Trustees have been blighted by low interest rates since 2008 and uncertainty about possible rises continues to make it hard to plan. LCP's Phil Boyle says schemes can still manage this risk.
The ultimate weapon for consultants and trustees has proved to be liability-driven investing.
LDI uses derivatives to buy protection from the risks of falling interest rates or rising inflation and boosts the efficiency of the investment strategy by increasing the amount of assets available for investment in return-seeking assets.
However, LDI also creates a Gordian Knot problem (a complex issue that feels unsolvable) for many trustees: the more LDI protection we buy, the more we protect the scheme from further falls in interest rates.
At the same time we lock in this deficit level, so the scheme will not benefit as much from unexpected future rises in interest rates.
Rate wait
As global inflationary pressures seemed to be growing, Mark Carney, governor of the Bank of England, recently commented that the first rate hike was approaching.
The Bank of England quickly dampened the excitement, saying it was unlikely to be in 2015. Now, the fallout from China means rate rises may be pushed back even further.
If [rates] rise more quickly than this, deficits will start to shrink. If they rise more slowly than this, then deficits will continue to grow
Financial markets predict that the first four 0.25 per cent rate rises will occur in April and August 2016, and in March and October 2017 – although that was before the news of China's economic slowdown.
If they rise more quickly than this, deficits will start to shrink. If they rise more slowly than this, then deficits will continue to grow.
Of course that assumes everything else stays the same, which it will not.
The bad news is that research by Goldman Sachs on US interest rates covering the past 30 years showed that when interest rates have been stable or falling – about 80 per cent of the time – then the markets nearly always overestimate how quickly they will rise in the future.
This is a recipe for even bigger deficits, and LCP’s research department confirmed the US experience applies to the UK as well.
The silver lining is that the same researchers say that once interest rates do start rising, the markets nearly always underestimate how quickly they will rise.

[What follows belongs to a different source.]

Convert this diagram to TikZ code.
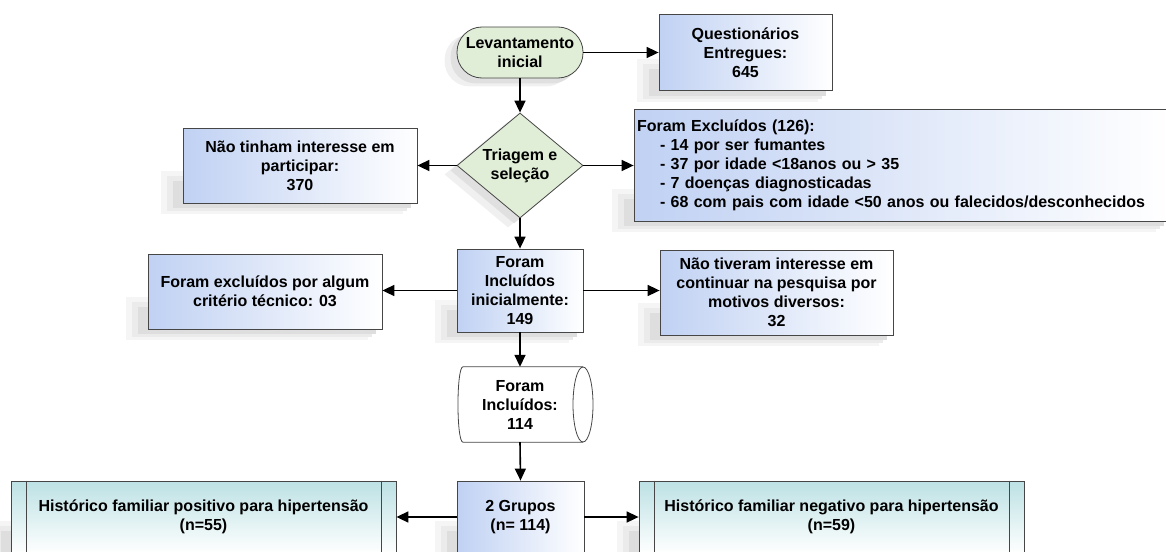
\documentclass[tikz,border=0pt]{standalone}
\usepackage{fontspec}
\setmainfont{Liberation Sans}
\usetikzlibrary{shapes.geometric,arrows.meta,backgrounds}
\definecolor{bluefill}{RGB}{192,209,243}
\definecolor{tealfill}{RGB}{188,225,228}
\definecolor{greenfill}{RGB}{224,238,215}
\definecolor{bordergray}{RGB}{70,70,70}
\newcommand{\boxshadow}[1]{%
 \fill[black!4] ([shift={(-22pt,-11pt)}]#1.south west) rectangle ([shift={(-14pt,32pt)}]#1.south east);
 \fill[black!8] ([shift={(-16pt,-8pt)}]#1.south west) rectangle ([shift={(-10pt,27pt)}]#1.south east);
 \fill[black!13] ([shift={(-10pt,-5pt)}]#1.south west) rectangle ([shift={(-6pt,22pt)}]#1.south east);}
\begin{document}
\begin{tikzpicture}[x=1pt,y=-1pt,
  txt/.style={font=\bfseries\fontsize{16}{19}\selectfont, align=center, text=black},
  bluebox/.style={txt, draw=bordergray, line width=0.8pt, left color=bluefill, right color=white, inner sep=2pt},
  tealbox/.style={txt, draw=bordergray, line width=0.8pt, top color=tealfill, bottom color=white, inner sep=2pt},
  greenshape/.style={txt, draw=bordergray, line width=0.8pt, fill=greenfill},
  arr/.style={-{Triangle[length=12pt,width=11pt]}, line width=1.6pt}
]
\useasboundingbox (0,0) rectangle (1166,551);

\node[greenshape, rounded corners=25pt, minimum width=126pt, minimum height=51pt, inner sep=0pt] (lev) at (520,52.5) {Levantamento\\inicial};
\node[bluebox, minimum width=173pt, minimum height=76pt] (quest) at (745.5,52.5) {Questionários\\Entregues:\\645};
\node[greenshape, diamond, aspect=1.2, inner sep=0pt, minimum width=126pt, minimum height=105pt] (tri) at (520,165.5) {Triagem e\\seleção};
\node[bluebox, minimum width=234pt, minimum height=75pt] (nao1) at (300,165.5) {Não tinham interesse em\\participar:\\370};
\node[bluebox, align=left, text width=530pt, inner xsep=3pt, minimum height=112pt] (excl) at (902,165) {Foram Excluídos (126):\\
\hspace*{23pt}- 14 por ser fumantes\\
\hspace*{23pt}- 37 por idade <18anos ou > 35\\
\hspace*{23pt}- 7 doenças diagnosticadas\\
\hspace*{23pt}- 68 com pais com idade <50 anos ou falecidos/desconhecidos};
\node[bluebox, minimum width=126pt, minimum height=83pt] (inc1) at (520,290.5) {Foram\\Incluídos\\inicialmente:\\149};
\node[bluebox, minimum width=234pt, minimum height=75pt] (crit) at (265,291.5) {Foram excluídos por algum\\critério técnico: 03};
\node[bluebox, minimum width=233pt, minimum height=85pt] (nao2) at (776.5,292.5) {Não tiveram interesse em\\continuar na pesquisa por\\motivos diversos:\\32};

\node[txt, minimum width=110pt, minimum height=75pt, inner sep=0pt] (cyl) at (520,404.5) {Foram\\Incluídos:\\114};
\draw[bordergray, line width=0.8pt] ([xshift=-57pt]cyl.north) -- ([xshift=63pt]cyl.north)
  ([xshift=63pt]cyl.south) -- ([xshift=-57pt]cyl.south)
  .. controls +(-6.7pt,0) and +(-6.7pt,0) .. ([xshift=-57pt]cyl.north);
\draw[bordergray, line width=0.8pt] ([xshift=63pt]cyl.center) ellipse [x radius=10pt, y radius=37.5pt];

\node[bluebox, minimum width=127pt, minimum height=72pt] (grp) at (520.5,517) {2 Grupos\\(n= 114)};
\node[tealbox, minimum width=385pt, minimum height=72pt] (pos) at (203.5,517) {Histórico familiar positivo para hipertensão\\(n=55)};
\node[tealbox, minimum width=385pt, minimum height=72pt] (neg) at (831.5,517) {Histórico familiar negativo para hipertensão\\(n=59)};
\draw[bordergray, line width=0.8pt] ([xshift=16pt]pos.north west) -- ([xshift=16pt]pos.south west)
  ([xshift=-15pt]pos.north east) -- ([xshift=-15pt]pos.south east)
  ([xshift=16pt]neg.north west) -- ([xshift=16pt]neg.south west)
  ([xshift=-15pt]neg.north east) -- ([xshift=-15pt]neg.south east);

\begin{scope}[on background layer]
  \boxshadow{quest}\boxshadow{nao1}\boxshadow{excl}\boxshadow{inc1}
  \boxshadow{crit}\boxshadow{nao2}\boxshadow{grp}\boxshadow{pos}\boxshadow{neg}
  \fill[black!6, rounded corners=25pt] ([shift={(-12pt,-8pt)}]lev.south west) rectangle ([shift={(-12pt,-8pt)}]lev.north east);
  \fill[black!12, rounded corners=25pt] ([shift={(-6pt,-5pt)}]lev.south west) rectangle ([shift={(-6pt,-5pt)}]lev.north east);
  \fill[black!6] ([shift={(-12pt,-9pt)}]tri.north) -- ([shift={(-12pt,-9pt)}]tri.east) -- ([shift={(-12pt,-9pt)}]tri.south) -- ([shift={(-12pt,-9pt)}]tri.west) -- cycle;
  \fill[black!12] ([shift={(-6pt,-5pt)}]tri.north) -- ([shift={(-6pt,-5pt)}]tri.east) -- ([shift={(-6pt,-5pt)}]tri.south) -- ([shift={(-6pt,-5pt)}]tri.west) -- cycle;
\end{scope}

\draw[arr] (lev.east) -- (lev.east -| quest.west);
\draw[arr] (lev.south) -- (tri.north);
\draw[arr] (tri.west) -- (tri.west -| nao1.east);
\draw[arr] (tri.east) -- (tri.east -| excl.west);
\draw[arr] (tri.south) -- (inc1.north);
\draw[arr] (inc1.west) -- (inc1.west -| crit.east);
\draw[arr] (inc1.east) -- (inc1.east -| nao2.west);
\draw[arr] (inc1.south) -- (cyl.north);
\draw[arr] (cyl.south) -- (grp.north);
\draw[arr] (grp.west) -- (grp.west -| pos.east);
\draw[arr] (grp.east) -- (grp.east -| neg.west);
\end{tikzpicture}
\end{document}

So if Carney was right and the first increase is soon, and the increases keep coming, then we could be near the beginning of a valuable recovery for UK pension scheme funding levels.
No certainty
However, in the past five years many people have predicted rising interest rates. Instead, deficits have continued to grow due to interest rates falling ever lower.
The simple truth is that yields have stayed low for longer than most people thought possible and they could continue to do so in the future.
If Carney was right and the first increase is soon, and the increases keep coming, then we could be near the beginning of a valuable recovery for UK pension scheme funding levels
Unfortunately, this is not the sort of Gordian Knot problem that can be solved with a sword. We have to accept that interest rates could move higher or they could move lower.
Trustees should therefore avoid waiting for a sudden rise in interest rates to rescue them, and they certainly should not press pause on the recovery plans.
They should keep derisking investment strategies each year as scheme liabilities mature, and gradually nudge up the levels of interest rate protection and inflation protection to reduce pension scheme risks.
So if and when interest rates do rise sharply, it could be a windfall gain that schemes can utilise to speed up the journey to full funding or speed up the derisking process – or a bit of both.
In other words, hope for the best, plan for the worst and definitely do not press pause on any of the plans in progress even if you believe the world will return to normal soon. It may not.